Он молил Пи-Айчена обратить песок в воду, но тот так и оставался песком — твердым, хрустящим и сухим.
В отчаянии, не заботясь уже больше ни о чем, он просил Пи-Айчена превратить горсть песка в вездеход на ядерном топливе с большими колесами и гусеницами. Он умолял дать ему «Ленд-Ровер» с двигателем внутреннего сгорания. Он униженно клянчил какой-нибудь летательный аппарат или любое механическое транспортное средство — что угодно, лишь бы оно облегчило его мучения. Но с тем же успехом он мог просить о межзвездном передатчике.
Люди падали и умирали. Процессия неуклонно продвигалась вперед.
Так, под палящим солнцем, прошло шесть дней. На седьмой день копыта лошадей, состоявшие теперь из жидкой бронзы и расплавленного золота, начали издавать странный звук. Бесконечное мягкое шуршание сменилось твердым и уверенным цоканьем.
Глаза путешественников тускло заблестели в удушливой тени капюшонов. Кто-то попытался заговорить и зашелся кашлем, прочищая пересохшую глотку. Кто-то от неожиданности свалился с лошади и теперь стоял, потирая руками колени. Уолли тяжело поднял голову, словно на его шее покоился череп из свинца. Перед ним расстилался песок — песок, разноцветными волнами покрывавший мощеную дорогу. Твердую, каменистую дорогу, уродливую и изрытую колдобинами, грозившими путнику вывихнутыми лодыжками, но все же — дорогу…
Дорога.
Здесь, в самом центре пустыни.
Паломники — эти бездомные бродяги, затерявшиеся в песках, — сгрудились вместе и напряженно вглядывались вдаль. Их одолевали тревожные мысли.

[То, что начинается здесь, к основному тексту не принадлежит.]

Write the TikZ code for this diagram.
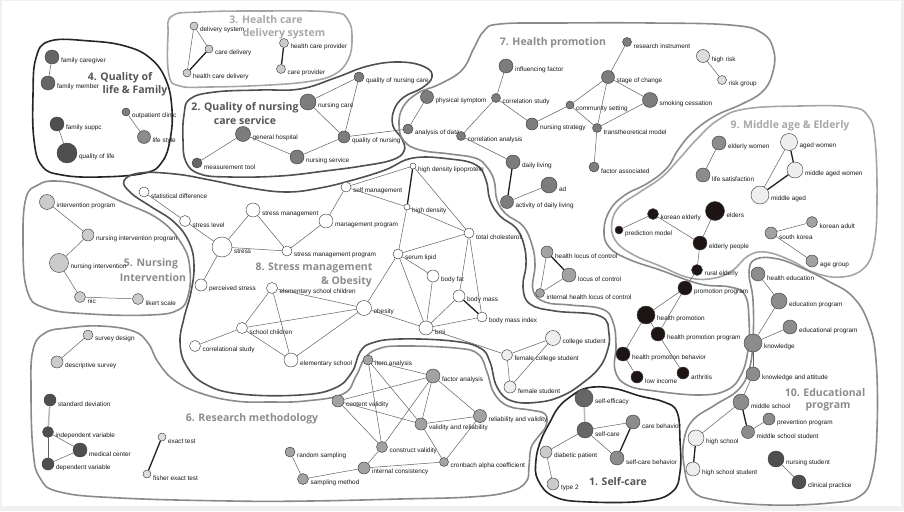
\documentclass[tikz,border=0pt]{standalone}
\usepackage{fontspec}
\newfontfamily\lblfont{Liberation Sans}
\newfontfamily\ttlfont{Open Sans}
\definecolor{gBlk}{HTML}{1E1414}
\definecolor{gDk}{HTML}{4F4F4F}
\definecolor{gDm}{HTML}{666666}
\definecolor{gMd}{HTML}{7C7C7C}
\definecolor{gMl}{HTML}{8C8C8C}
\definecolor{gLm}{HTML}{A2A2A2}
\definecolor{gLt}{HTML}{CBCBCB}
\definecolor{gPl}{HTML}{DDDDDD}
\definecolor{gWh}{HTML}{EEEEEE}
\definecolor{lnBlk}{HTML}{262626}
\definecolor{lnDk}{HTML}{505050}
\definecolor{lnMd}{HTML}{8A8A8A}
\definecolor{lnLt}{HTML}{A6A6A6}
\definecolor{tDk}{HTML}{555555}
\definecolor{tMd}{HTML}{8C8C8C}
\definecolor{tLt}{HTML}{A8A8A8}

\begin{document}
\begin{tikzpicture}[x=1pt,y=-1pt,
  kw/.style={circle,draw=black!75,line width=.45pt,inner sep=0pt},
  lbl/.style={anchor=west,inner sep=.5pt,xshift=1.2pt,yshift=-4pt,font=\lblfont\fontsize{6.4}{7}\selectfont,text=black!90},
  ln/.style={black!62,line width=.5pt},
  thk/.style={black!88,line width=1.3pt},
  pal/.style={black!28,line width=1.5pt},
  rgn/.style={line width=1.6pt},
  ttl/.style={font=\ttlfont\bfseries\fontsize{10.5}{12}\selectfont,inner sep=0pt}]
\fill[gray!12] (0,0) rectangle (904,511);
\fill[white] (2,1) rectangle (901,506);

\draw[rgn,lnLt] plot[smooth cycle,tension=.7] coordinates {(172,16) (200,12) (260,11) (330,12) (348,20) (352,40) (348,60) (335,74) (312,81) (270,85) (210,87) (180,86) (169,75) (168,35)};
\draw[rgn,lnBlk] plot[smooth cycle,tension=.7] coordinates {(50,41) (90,41) (125,46) (150,58) (166,80) (172,110) (170,140) (162,162) (145,173) (100,177) (62,175) (42,166) (34,140) (33,95) (36,58)};
\draw[rgn,lnDk] plot[smooth cycle,tension=.7] coordinates {(190,99) (215,92) (260,90) (300,89) (335,78) (368,66) (400,62) (425,67) (432,77) (422,88) (404,97) (394,110) (393,126) (402,139) (404,151) (392,160) (362,166) (325,171) (280,176) (230,177) (200,174) (186,162) (183,140) (184,115)};
\draw[rgn,lnMd] plot[smooth cycle,tension=.7] coordinates {(500,24) (560,23) (650,23) (730,25) (762,33) (774,52) (772,75) (762,92) (742,104) (715,116) (693,132) (678,150) (667,168) (648,183) (625,195) (610,210) (604,230) (609,247) (628,259) (660,270) (700,284) (730,287) (745,295) (749,320) (748,350) (741,375) (727,390) (700,395) (655,391) (627,385) (615,370) (616,345) (613,322) (602,309) (570,305) (545,302) (533,290) (535,265) (532,245) (523,226) (506,214) (497,200) (494,180) (486,166) (475,158) (450,154) (420,150) (404,141) (399,125) (403,107) (418,93) (440,84) (462,70) (474,48) (484,31)};
\draw[rgn,lnLt] plot[smooth cycle,tension=.7] coordinates {(745,109) (800,106) (850,107) (868,116) (875,140) (877,200) (874,245) (864,268) (842,277) (815,273) (790,260) (765,252) (748,256) (733,270) (715,278) (690,278) (660,266) (632,254) (615,240) (612,222) (620,206) (640,192) (662,177) (680,158) (697,139) (718,120)};
\draw[rgn,lnMd] plot[smooth cycle,tension=.7] coordinates {(749,272) (756,259) (778,259) (802,268) (828,281) (852,296) (868,322) (876,360) (877,430) (872,475) (860,496) (830,503) (770,505) (715,500) (692,490) (684,465) (684,440) (693,420) (715,405) (738,390) (749,370) (753,340) (753,300)};
\draw[rgn,lnBlk] plot[smooth cycle,tension=.7] coordinates {(570,397) (587,388) (612,388) (640,396) (664,402) (677,412) (680,440) (680,472) (672,492) (645,501) (590,502) (555,497) (538,480) (536,460) (541,440) (550,422) (558,408)};
\draw[rgn,lnDk] plot[smooth cycle,tension=.7] coordinates {(140,173) (175,174) (210,180) (250,188) (287,192) (320,188) (353,180) (385,170) (413,158) (450,159) (476,165) (486,180) (490,200) (500,216) (516,228) (524,245) (526,265) (523,287) (530,304) (555,311) (600,316) (609,334) (607,352) (599,368) (584,382) (564,395) (540,402) (512,401) (497,387) (490,362) (480,348) (452,341) (400,339) (372,343) (360,352) (352,372) (335,388) (300,395) (240,394) (205,384) (186,365) (180,342) (184,318) (191,292) (194,265) (189,242) (174,222) (150,206) (131,193) (124,181)};
\draw[rgn,lnMd] plot[smooth cycle,tension=.7] coordinates {(67,328) (100,326) (133,331) (148,343) (158,362) (174,380) (200,393) (235,401) (270,402) (305,401) (343,394) (356,376) (365,358) (378,349) (400,346) (455,348) (478,354) (487,372) (494,393) (508,406) (530,410) (545,414) (546,426) (538,437) (531,448) (529,466) (526,482) (508,492) (470,497) (400,499) (310,501) (230,501) (120,498) (60,492) (40,478) (33,450) (31,390) (33,350) (45,333)};
\draw[rgn,lnMd] plot[smooth cycle,tension=.7] coordinates {(55,181) (85,186) (120,201) (160,220) (183,246) (190,270) (188,296) (178,310) (150,315) (90,314) (45,308) (27,290) (23,240) (26,198) (38,185)};

\node[ttl,text=tLt] (t3a) at (266,20) {3. Health care};
\node[ttl,text=tLt] (t3b) at (284,34) {delivery system};
\node[ttl,text=tDk] (t4a) at (120,78) {4. Quality of};
\node[ttl,text=tDk] (t4b) at (135,91) {life \& Family};
\node[ttl,text=tDk] (t2a) at (245,108) {2. Quality of nursing};
\node[ttl,text=tDk] (t2b) at (245,121) {care service};
\node[ttl,text=tMd] (t7) at (553,43) {7. Health promotion};
\node[ttl,text=tMd] (t5a) at (151,264) {5. Nursing};
\node[ttl,text=tMd] (t5b) at (153,278) {Intervention};
\node[ttl,text=tMd] (t8a) at (314,268) {8. Stress management};
\node[ttl,text=tMd,anchor=east] (t8b) at (372,282) {\& Obesity};
\node[ttl,text=tMd] (t6) at (252,419) {6. Research methodology};
\node[ttl,text=tDk] (t1) at (618,482) {1. Self-care};
\node[ttl,text=tLt] (t9) at (790,126) {9. Middle age \& Elderly};
\node[ttl,text=tMd] (t10a) at (825,393) {10. Educational};
\node[ttl,text=tMd] (t10b) at (828,407) {program};

\foreach \n/\x/\y/\d/\c/\t in {
  ds/194/26/8/gLt/delivery system, cd/209/49/8/gLt/care delivery,
  hcd/187/73/8/gLt/health care delivery, hcp/284/43/9/gLt/health care provider,
  cp/281/69/9/gLt/care provider,
  fc/52/57/14/gDm/family caregiver, fm/48/83/14/gDm/family member,
  fs/57/124/14/gDk/family suppc, ql/67/153/20/gDk/quality of life,
  oc/126/112/8/gMd/outpatient clinic, ls/144/137/13/gMl/life style,
  gh/243/134/15/gMd/general hospital, mt/197/163/10/gDm/measurement tool,
  ns/297/157/14/gMd/nursing service, nc/308/102/16/gMd/nursing care,
  qnc/359/77/10/gMd/quality of nursing care, qn/344/137/12/gMd/quality of nursing,
  ps/427/97/13/gMd/physical symptom, aod/408/129/10/gMd/analysis of data,
  inf/506/66/14/gMd/influencing factor, cs/496/98/9/gMd/correlation study,
  ca/461/136/9/gMd/correlation analysis, dl/513/162/14/gMd/daily living,
  adn/549/185/16/gMd/ad, act/507/202/13/gMd/activity of daily living,
  nst/532/124/12/gMd/nursing strategy, com/570/105/8/gMd/community setting,
  soc/608/77/13/gMd/stage of change, ri/627/42/9/gMd/research instrument,
  smk/650/100/15/gMd/smoking cessation, ttm/597/128/9/gMd/transtheoretical model,
  fa/594/167/10/gMd/factor associated,
  hr/703/56/13/gPl/high risk, rg/722/80/9/gPl/risk group,
  hlc/547/252/12/gLm/health locus of control, loc/569/275/14/gLm/locus of control,
  ihl/540/293/9/gLm/internal health locus of control,
  pp/685/288/14/gBlk/promotion program, hp/646/315/18/gBlk/health promotion,
  hpp/658/334/14/gBlk/health promotion program, hpb/623/354/14/gBlk/health promotion behavior,
  li/637/377/12/gBlk/low income, ar/683/373/12/gBlk/arthritis,
  ip/47/202/15/gLt/intervention program, nip/88/235/12/gLt/nursing intervention program,
  ni/59/263/19/gLt/nursing intervention, nic/80/297/11/gLt/nic,
  lk/138/299/11/gLt/likert scale,
  sd/144/192/10/white/statistical difference, sl/185/221/11/white/stress level,
  st/222/247/20/white/stress, sm/253/210/14/white/stress management,
  smp/287/251/10/white/stress management program, mp/326/221/14/white/management program,
  slf/346/187/10/white/self management, hdl/413/166/6/white/high density lipoprotein,
  hd/407/207/6/white/high density, tc/469/233/10/white/total cholesterol,
  sel/398/254/10/white/serum lipid, bf/433/276/12/white/body fat,
  bm/459/296/12/white/body mass, bmx/482/317/10/white/body mass index,
  ob/364/308/15/white/obesity, bmi/426/328/14/white/bmi,
  pst/201/285/12/white/perceived stress, esc/272/288/11/white/elementary school children,
  sc/242/328/11/white/school children, crs/195/346/11/white/correlational study,
  es/291/360/14/white/elementary school,
  col/553/338/15/gWh/college student, fcs/507/355/11/gWh/female college student,
  fst/510/387/12/gWh/female student,
  sdsn/88/335/10/gLt/survey design, dsv/57/362/12/gLt/descriptive survey,
  stdv/50/400/12/gDk/standard deviation, iv/48/432/11/gDk/independent variable,
  mc/80/450/14/gDk/medical center, dv/48/464/12/gDk/dependent variable,
  et/162/437/8/gPl/exact test, fet/147/474/8/gPl/fisher exact test,
  rs/290/452/10/gLm/random sampling, smt/303/479/11/gLm/sampling method,
  ia/368/360/10/gLm/item analysis, fan/433/376/14/gLm/factor analysis,
  cv/338/401/12/gLm/content validity, var/421/424/12/gLm/validity and reliability,
  rav/480/416/13/gLm/reliability and validity, cnv/382/447/11/gLm/construct validity,
  cac/444/462/9/gLm/cronbach alpha coefficient, ic/364/468/12/gLm/internal consistency,
  se/584/398/18/gDm/self-efficacy, scr/585/430/16/gDm/self-care,
  dp/546/452/12/gLt/diabetic patient, tw/553/484/12/gLt/type 2,
  cb/633/422/14/gMl/care behavior, scb/617/458/14/gMl/self-care behavior,
  ew/719/143/14/gMl/elderly women, lsat/703/175/14/gMl/life satisfaction,
  aw/789/142/17/gWh/aged women, maw/795/170/16/gWh/middle aged women,
  ma/760/195/18/gWh/middle aged, ka/812/222/11/gLm/korean adult,
  sk/771/233/12/gLm/south korea, ag/812/261/12/gLm/age group,
  ke/653/214/11/gBlk/korean elderly, pm/619/230/8/gBlk/prediction model,
  eld/715/211/19/gBlk/elders, ep/700/243/14/gBlk/elderly people,
  re/697/270/11/gBlk/rural elderly,
  he/758/274/14/gMl/health education, edp/779/301/16/gMl/education program,
  edl/790/327/14/gMl/educational program, kn/753/343/18/gMl/knowledge,
  kat/753/374/14/gMl/knowledge and attitude, ms/741/402/16/gMl/middle school,
  pvp/769/419/12/gMl/prevention program, mss/748/432/13/gMl/middle school student,
  hs/696/438/16/gWh/high school, hss/693/469/14/gWh/high school student,
  nsd/776/459/16/gDk/nursing student, clp/799/482/14/gDk/clinical practice}
  \node[kw,minimum size=\d pt,fill=\c,label={[lbl]0:\t}] (\n) at (\x,\y) {};

\foreach \a/\b in {ds/cd, ds/hcd, fc/fm, fs/ql, oc/ls, mt/gh, gh/ns, nc/qnc, nc/qn, qnc/qn,
  qn/ns, qn/aod, ps/aod, inf/cs, cs/ca, cs/nst, ca/dl, act/adn, nst/com, com/soc, com/ttm,
  soc/ri, soc/smk, soc/ttm, ttm/smk, ttm/fa, hr/rg, loc/ihl, hlc/ihl, re/pp, pp/hp, pp/hpp,
  hp/hpp, hp/hpb, hpb/li, hpp/ar, ip/nip, nip/ni, ni/nic, nic/lk, sd/sl, sl/st, st/sm,
  st/pst, st/smp, sm/smp, smp/mp, mp/slf, slf/hd, slf/hdl, hdl/tc, hd/tc, hd/sel, sel/tc,
  sel/ob, sel/bf, sel/bmi, bf/bmi, tc/bm, tc/bmx, bm/bmi, bmi/bmx, ob/bmi, ob/esc, ob/sc,
  ob/es, esc/sc, esc/es, sc/crs, sc/es, bmi/fcs, col/fcs, col/fst, fcs/fst, sdsn/dsv,
  iv/mc, iv/dv, dv/mc, rs/smt, smt/ic, ic/cnv, ic/cac, ia/fan, ia/cnv, ia/var, cv/fan,
  cv/cnv, cv/var, fan/cnv, fan/var, fan/rav, var/rav, var/cac, rav/cac, scr/dp, scr/cb,
  scr/scb, dp/tw, ew/lsat, aw/ma, ka/sk, sk/ag, pm/ke, ke/ep, eld/ep, ep/re, he/edp,
  edp/kn, edl/kn, kn/kat, kat/ms, pvp/mss, ms/hs, nsd/clp}
  \draw[ln] (\a)--(\b);
\foreach \a/\b in {cd/hcd, hcp/cp, dl/act, hlc/loc, hdl/hd, bm/bmx, et/fet, cb/scb,
  aw/maw, maw/ma, ms/mss, hs/hss}
  \draw[thk] (\a)--(\b);
\foreach \a/\b in {stdv/iv, se/scr}
  \draw[pal] (\a)--(\b);
\end{tikzpicture}
\end{document}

Впереди была лишь мерзость запустения. Они уже видели нечто подобное и прежде — страшные судороги измученной земли в Кратере Безумия, разоренные города на дьявольском побережье — и все же оказались не готовыми к тому, что предстало их взорам. Впереди из земли торчали какие-то балки, словно высохшие пальцы скелета, разломанные куски каменной кладки беспорядочно громоздились друг на друга, будто исхлестанные гигантским кнутом, а поверхность пустыни была изрезана трещинами, в которых царила опасная и пугающая тьма. Само отсутствие связи между этими изолированными друг от друга останками усиливало впечатление от масштабов разрушения. Где-то в глубинах сознания возникало представление о мужчинах и женщинах, о городе с его шумной суетой, о некогда бившей здесь ключом жизни, в конце концов растраченной до последней капли, изгнанной, вычеркнутой из списка значительных событий, ушедшей в глубь времен и там исчезнувшей.